Ken Cronin, chief executive of UK Onshore Oil and Gas, accused academics and experts who warned onshore gas extraction could damage the whisky industry through water, soil and air pollution of being “ill-informed antifracking lobbyists”.
It comes after Stirling University public health expert Professor Andrew Watterson warned of similar concerns from the German beer industry and US regulators.
Whisky expert Charles MacLean said the risk of pollution “would be a seriously worrying development for the whisky industry and Scotland’s economy”, while campaign group 38 Degrees urged policymakers not to “swap a strong and secure whisky industry for the potential hazards of fracking”.

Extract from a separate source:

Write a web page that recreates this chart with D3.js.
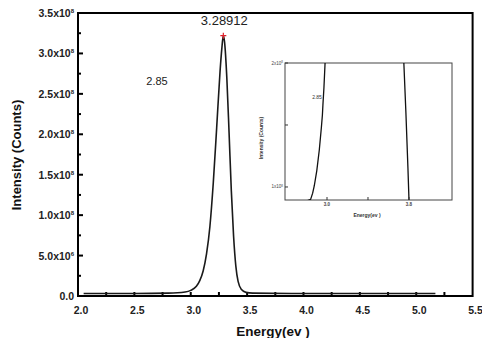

But Mr Cronin, a former corporate lobbyist who now heads up the representative body for the onshore industry, said: “Anyone who has any knowledge of the onshore oil and gas industry will be astonished by inaccurate and absurd claims made about the impact of hydraulic fracturing and shale gas exploration on the whisky industry.
“The whisky industry is primarily sited in areas where there are no shale formations.
“The onshore oil and gas industry is highly regulated from the way it drills its wells to the way it handles chemicals on site and these regulations demand the chemicals used in operations have to be non-hazardous to groundwater.”
Julie Hesketh-Laird, acting chief executive of the Scotch Whisky Association, said the industry would be monitoring fracking developments.